Avec ce nouveau mandat 2020-2026, une nouvelle période de la vie municipale va s’ouvrir dans un contexte complexe car nos missions d’élus de terrain ne sont plus les mêmes. Il faut trouver un nouvel équilibre entre les mairies et les intercommunalités. Si, pour les grandes villes, rien ne change vraiment, les petites communes doivent trouver leur place dans ces intercommunalités, mettre en place de nouvelles gouvernances, etc. Ce n’est plus la même façon d’administrer.

L’indépendance des communes est-elle menacée ?

Autrefois, le Conseil municipal votait la veille et le lendemain la décision était appliquée. Aujourd’hui, pour nos concitoyens, la mairie reste la porte d’entrée de tout, mais derrière la plupart des compétences relèvent en fait des intercommunalités. La population n’a pas encore intégré cette nouvelle organisation. Pour elle, tout passe par la mairie, même pour des questions qui relèvent en fait de l’état, de la Région, du Département, de l’intercommunalité... Cela signifie que le maire n’a pas toutes les réponses, qu’il doit aller les chercher ailleurs, ce qui demande encore plus d’énergie, de présence, davantage de réseaux. La difficulté, c’est aussi la "professionnalisation" de la fonction de maire. Auparavant, il avait derrière lui de l’ingénierie, l’état etc. alors qu’aujourd’hui, il est seul, il doit compenser.

Quelles sont les bonnes réponses à l’isolement ?

Il était jadis uniquement géographique. Aujourd’hui, la ruralité doit être accompagnée pour éviter la fracture territoriale.
Si les services - Trésor, Mission locale, etc. - ne se rapprochaient pas de nos villages, ce serait une catastrophe. Après les routes et le chemin de fer déployés autrefois, la fibre est maintenant essentielle pour le moyen et le haut pays. Elle répond en partie au défi de la mobilité. Nous verrons au cours de ce mandat des changements brutaux dans les évolutions de la vie quotidienne. Le télétravail, la médecine, l’enseignement... tout va énormément évoluer et la fibre va accompagner ces transformations. L’intelligence artificielle ne doit pas être seulement urbaine. Pendant ce mandat, il faudra anticiper, intégrer l’innovation sur les territoires pour qu’ils ne soient pas largués.

Que pensez-vous des Maisons France Services ?

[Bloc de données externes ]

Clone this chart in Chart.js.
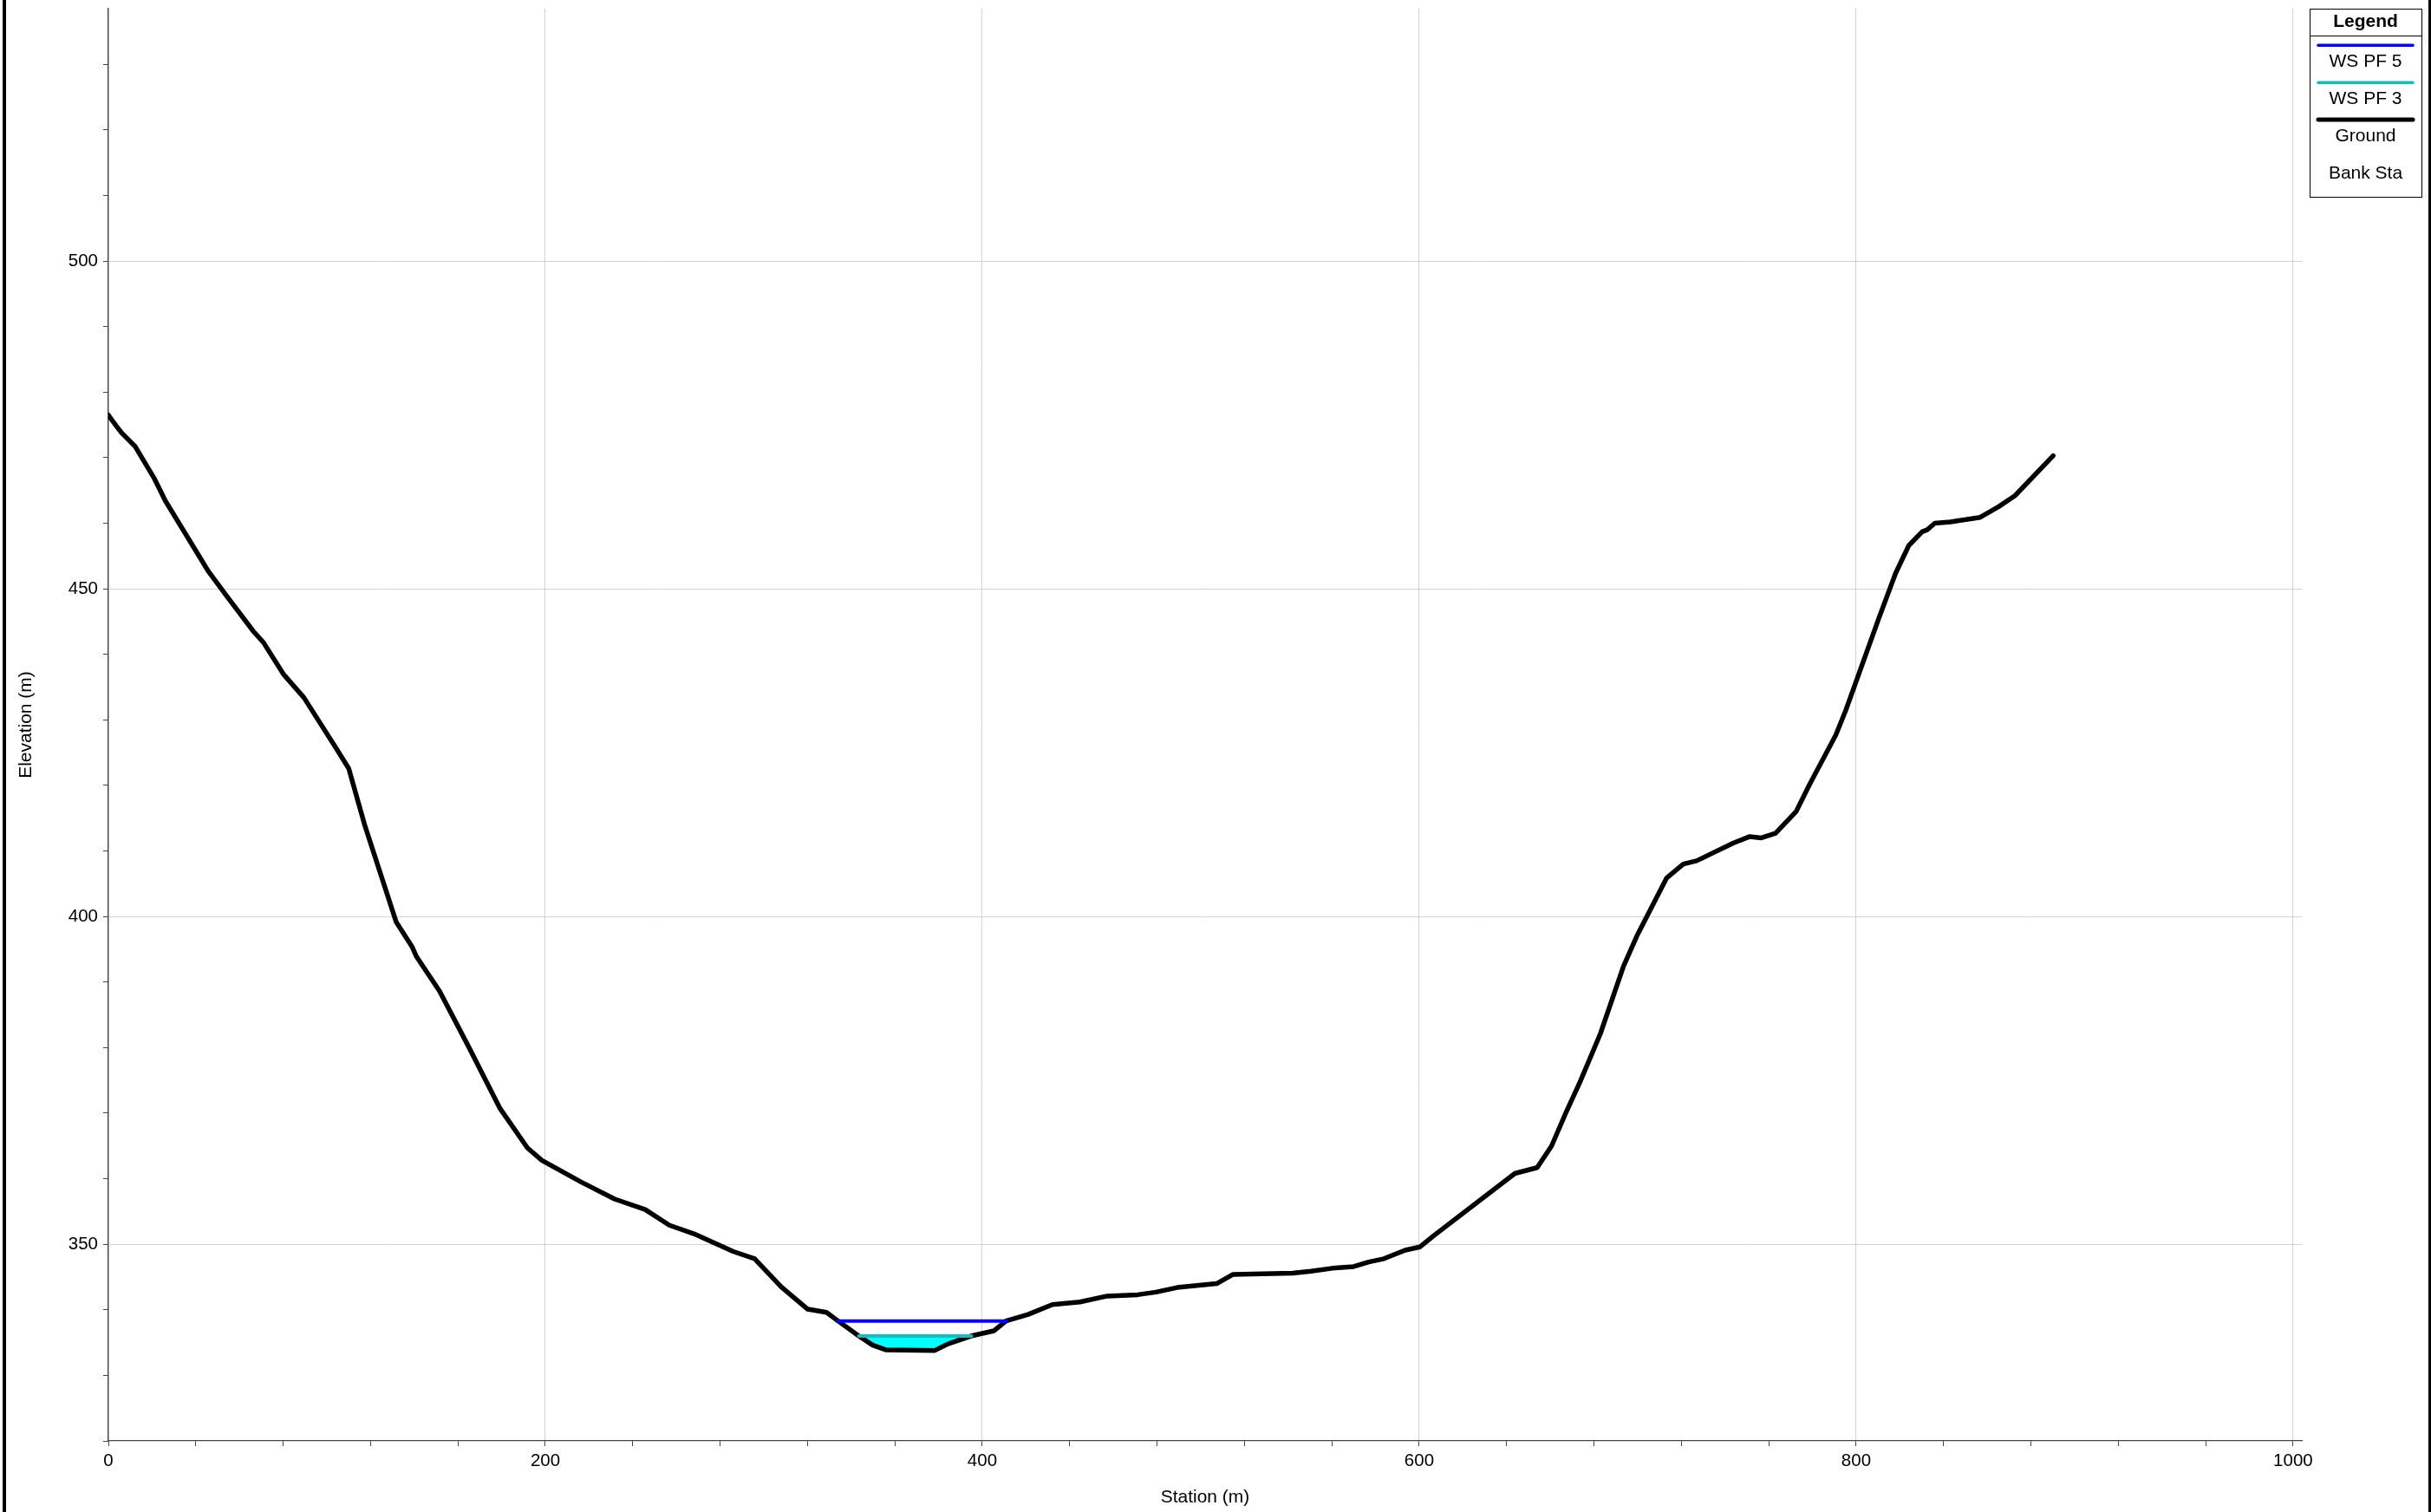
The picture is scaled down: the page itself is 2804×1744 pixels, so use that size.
<!DOCTYPE html>
<html>
<head>
<meta charset="utf-8">
<title>Cross Section</title>
<script src="https://cdn.jsdelivr.net/npm/chart.js@4.4.1/dist/chart.umd.min.js"></script>
<style>
  html, body { margin: 0; padding: 0; background: #ffffff; }
  #wrap { position: relative; width: 2804px; height: 1744px; background: #ffffff; }
  canvas { display: block; }
</style>
</head>
<body>
<div id="wrap"><canvas id="chart" width="2804" height="1744"></canvas></div>
<script>
// ---------------- DATA ----------------
const seriesLabels = ['WS PF 5', 'WS PF 3', 'Ground', 'Bank Sta'];

const groundStation = [
  0, 3.7, 6.3, 12.3, 20.9, 26.1, 45.9, 53.9, 66.4, 71.0, 80.3, 89.5, 104.0, 110.0,
  117.2, 131.7, 139.0, 141.0, 151.6, 164.8, 179.3, 191.8, 198.4, 216.4, 231.7, 245.7,
  256.8, 268.0, 286.0, 295.8, 308.0, 320.1, 328.7, 334.0, 343.5, 349.9, 355.8, 378.3,
  384.3, 394.8, 405.4, 410.9, 421.0, 432.1, 444.7, 457.2, 471.1, 479.5, 489.2, 507.3,
  514.8, 542.1, 550.5, 561.6, 570.0, 576.9, 583.9, 593.6, 600.4, 606.6, 643.8, 654.0,
  660.6, 666.8, 673.8, 682.9, 693.5, 699.6, 713.3, 720.9, 727.0, 743.7, 751.3, 756.6,
  763.1, 772.5, 778.6, 790.7, 795.3, 810.5, 818.1, 824.1, 830.2, 832.5, 836.0, 843.1,
  856.8, 865.1, 872.7, 890.2
];
const groundElevation = [
  476.5, 474.8, 473.7, 471.7, 466.9, 463.4, 452.6, 449.0, 443.5, 441.8, 436.9, 433.4, 425.8, 422.6,
  414.1, 399.2, 395.4, 393.9, 388.6, 380.2, 370.7, 364.7, 362.8, 359.5, 356.9, 355.3,
  352.9, 351.6, 348.9, 347.8, 343.5, 340.1, 339.6, 338.3, 336.0, 334.6, 333.9, 333.8,
  334.8, 336.0, 336.8, 338.3, 339.3, 340.8, 341.2, 342.1, 342.3, 342.7, 343.4, 344.0,
  345.4, 345.6, 345.9, 346.4, 346.6, 347.3, 347.8, 349.1, 349.6, 351.3, 360.8, 361.7,
  365.0, 369.8, 374.9, 382.1, 392.4, 397.0, 405.9, 408.0, 408.5, 411.2, 412.2, 412.0,
  412.7, 416.0, 420.1, 427.7, 431.5, 445.6, 452.4, 456.6, 458.7, 459.0, 460.0, 460.2,
  460.9, 462.5, 464.2, 470.3
];

const wsPF5Station = [333.6, 411.0];
const wsPF5Elevation = [338.3, 338.3];
const wsPF3Station = [343.5, 395.0];
const wsPF3Elevation = [336.0, 336.0];

const xMajorTicks = [0, 200, 400, 600, 800, 1000];
const yMajorTicks = [350, 400, 450, 500];
const xMinorStep = 40;
const yMinorStep = 10;
const xRange = [0, 1004];
const yRange = [320, 538.5];

// ---------------- helpers ----------------
const toPoints = (xs, ys) => xs.map((x, i) => ({ x: x, y: ys[i] }));
const FONT = '"Liberation Sans", Arial, Helvetica, sans-serif';
Chart.defaults.font.family = FONT;
Chart.defaults.color = '#000000';

// frame lines on left/right edges of the picture
const framePlugin = {
  id: 'frame',
  beforeDraw(chart) {
    const ctx = chart.ctx;
    ctx.save();
    ctx.fillStyle = '#ffffff';
    ctx.fillRect(0, 0, chart.width, chart.height);
    ctx.restore();
  },
  afterDraw(chart) {
    const ctx = chart.ctx;
    ctx.save();
    ctx.fillStyle = '#000000';
    ctx.fillRect(3, 0, 4, chart.height);
    ctx.fillRect(chart.width - 3, 0, 3, chart.height);
    ctx.restore();
  }
};

// boxed legend drawn in the upper right corner
const boxLegendPlugin = {
  id: 'boxLegend',
  afterDraw(chart) {
    const { ctx, chartArea } = chart;
    const left = Math.round(chartArea.right) + 9;
    const top = Math.round(chartArea.top);
    const w = 129, h = 217;
    ctx.save();
    ctx.fillStyle = '#ffffff';
    ctx.fillRect(left, top, w, h);
    ctx.strokeStyle = '#000000';
    ctx.lineWidth = 1;
    ctx.strokeRect(left + 0.5, top + 0.5, w, h);
    ctx.beginPath();
    ctx.moveTo(left, top + 31.5);
    ctx.lineTo(left + w, top + 31.5);
    ctx.stroke();
    ctx.textAlign = 'center';
    ctx.textBaseline = 'middle';
    ctx.fillStyle = '#000000';
    ctx.font = 'bold 21px ' + FONT;
    ctx.fillText('Legend', left + w / 2, top + 15);
    ctx.font = '21px ' + FONT;
    chart.data.datasets.forEach((ds, i) => {
      const ly = top + 42.3 + i * 42.9;
      if (ds.data.length) {
        ctx.beginPath();
        ctx.lineCap = 'round';
        ctx.strokeStyle = ds.borderColor;
        ctx.lineWidth = ds.legendLineWidth || ds.borderWidth;
        ctx.moveTo(left + 10, ly);
        ctx.lineTo(left + 119, ly);
        ctx.stroke();
      }
      ctx.fillStyle = '#000000';
      ctx.fillText(ds.label, left + w / 2, ly + 19.4);
    });
    ctx.restore();
  }
};

const GROUND_INDEX = 2;

const chart = new Chart(document.getElementById('chart'), {
  type: 'line',
  data: {
    datasets: [
      {
        label: seriesLabels[0],
        data: toPoints(wsPF5Station, wsPF5Elevation),
        borderColor: '#0000ff',
        borderWidth: 4,
        legendLineWidth: 3.5,
        pointRadius: 0,
        fill: false
      },
      {
        label: seriesLabels[1],
        data: toPoints(wsPF3Station, wsPF3Elevation),
        borderColor: '#14bebe',
        borderWidth: 4,
        legendLineWidth: 3.5,
        backgroundColor: '#00ffff',
        pointRadius: 0,
        fill: { target: GROUND_INDEX, above: '#00ffff', below: '#00ffff' }
      },
      {
        label: seriesLabels[2],
        data: toPoints(groundStation, groundElevation),
        borderColor: '#000000',
        borderWidth: 5.5,
        legendLineWidth: 5,
        pointRadius: 0,
        fill: false
      },
      {
        label: seriesLabels[3],
        data: [],
        borderColor: '#ff0000',
        pointRadius: 0,
        fill: false
      }
    ]
  },
  options: {
    responsive: false,
    devicePixelRatio: 1,
    animation: false,
    events: [],
    elements: {
      line: { tension: 0, borderJoinStyle: 'round', borderCapStyle: 'round' },
      point: { radius: 0, hoverRadius: 0 }
    },
    layout: { padding: { left: 0, top: 10, right: 149, bottom: 0 } },
    plugins: {
      legend: { display: false },
      tooltip: { enabled: false },
      filler: { drawTime: 'beforeDatasetsDraw' }
    },
    scales: {
      x: {
        type: 'linear',
        position: 'bottom',
        min: xRange[0],
        max: xRange[1],
        afterBuildTicks: (scale) => {
          const t = [];
          for (let v = xRange[0]; v <= xMajorTicks[xMajorTicks.length - 1]; v += xMinorStep) t.push({ value: v });
          scale.ticks = t;
        },
        afterFit: (scale) => {
          scale.height = 82;
          scale.paddingLeft = 0;
          scale.paddingRight = 0;
        },
        ticks: {
          autoSkip: false,
          maxRotation: 0,
          padding: 5,
          color: '#000000',
          font: { size: 20.5 },
          callback: (v) => (xMajorTicks.includes(v) ? String(v) : '')
        },
        grid: {
          drawTicks: true,
          tickLength: 6,
          tickColor: '#444444',
          tickWidth: 1,
          lineWidth: 1,
          color: (c) => (c.tick && xMajorTicks.includes(c.tick.value) ? '#d2d2d2' : 'rgba(0,0,0,0)')
        },
        border: { display: true, color: '#444444', width: 1.3 },
        title: {
          display: true,
          text: 'Station (m)',
          color: '#000000',
          font: { size: 21 },
          padding: { top: 0, bottom: 4 }
        }
      },
      y: {
        type: 'linear',
        position: 'left',
        min: yRange[0],
        max: yRange[1],
        afterBuildTicks: (scale) => {
          const t = [];
          for (let v = yRange[0]; v <= 530; v += yMinorStep) t.push({ value: v });
          scale.ticks = t;
        },
        afterFit: (scale) => {
          scale.width = 125;
          scale.paddingTop = 0;
          scale.paddingBottom = 0;
        },
        ticks: {
          autoSkip: false,
          padding: 6,
          color: '#000000',
          font: { size: 20.5 },
          callback: (v) => (yMajorTicks.includes(v) ? String(v) : '')
        },
        grid: {
          drawTicks: true,
          tickLength: 6,
          tickColor: '#444444',
          tickWidth: 1,
          lineWidth: 1,
          color: (c) => (c.tick && yMajorTicks.includes(c.tick.value) ? '#d2d2d2' : 'rgba(0,0,0,0)')
        },
        border: { display: true, color: '#444444', width: 1.3 },
        title: {
          display: true,
          text: 'Elevation (m)',
          color: '#000000',
          font: { size: 21 },
          padding: { top: 18, bottom: 0 }
        }
      }
    }
  },
  plugins: [framePlugin, boxLegendPlugin]
});
</script>
</body>
</html>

Elles sont un bon signal. Cela signifie que la présence des services publics sur le territoire est garantie. Nous avions peur que leur déploiement soit décidé sur un coin de table, qu’il n’y en ait que trois dans les A-M. Finalement, il y en aura onze dans notre département, ce qui prouve que ce dossier a été abordé avec intelligence, réalisé après de vrais audits, des concertations, en lien avec la préfecture. Effectives depuis 1er janvier 2020, les premières labellisations
"Maisons de services" correspondent ici à la réalité géographique qui est compliquée, avec des implantations dans les vallées de la Tinée, du Var, dans le pays de Grasse, etc. Il y en aura d’autres en 2021 et 2022. La démarche est cohérente, il faudra poursuivre parce que l’on sait bien que l’état se réforme et que sa présence sur le terrain n’est plus organisée comme autrefois.

Et l’enjeu de La Poste ?

La situation s’est stabilisée avec le redéploiement entre les bureaux de plein exercice et les agences communales. Comme elle a le contact et la confiance de la population, il faut poursuivre avec le maintien à domicile, le port des repas à domicile etc. Elle est pertinente pour ce genre de missions qui étaient autrefois assurées par le voisinage.
Il faut trouver de nouvelles réponses aux nouveaux besoins.
Ce mandat sera celui d’une grande rupture.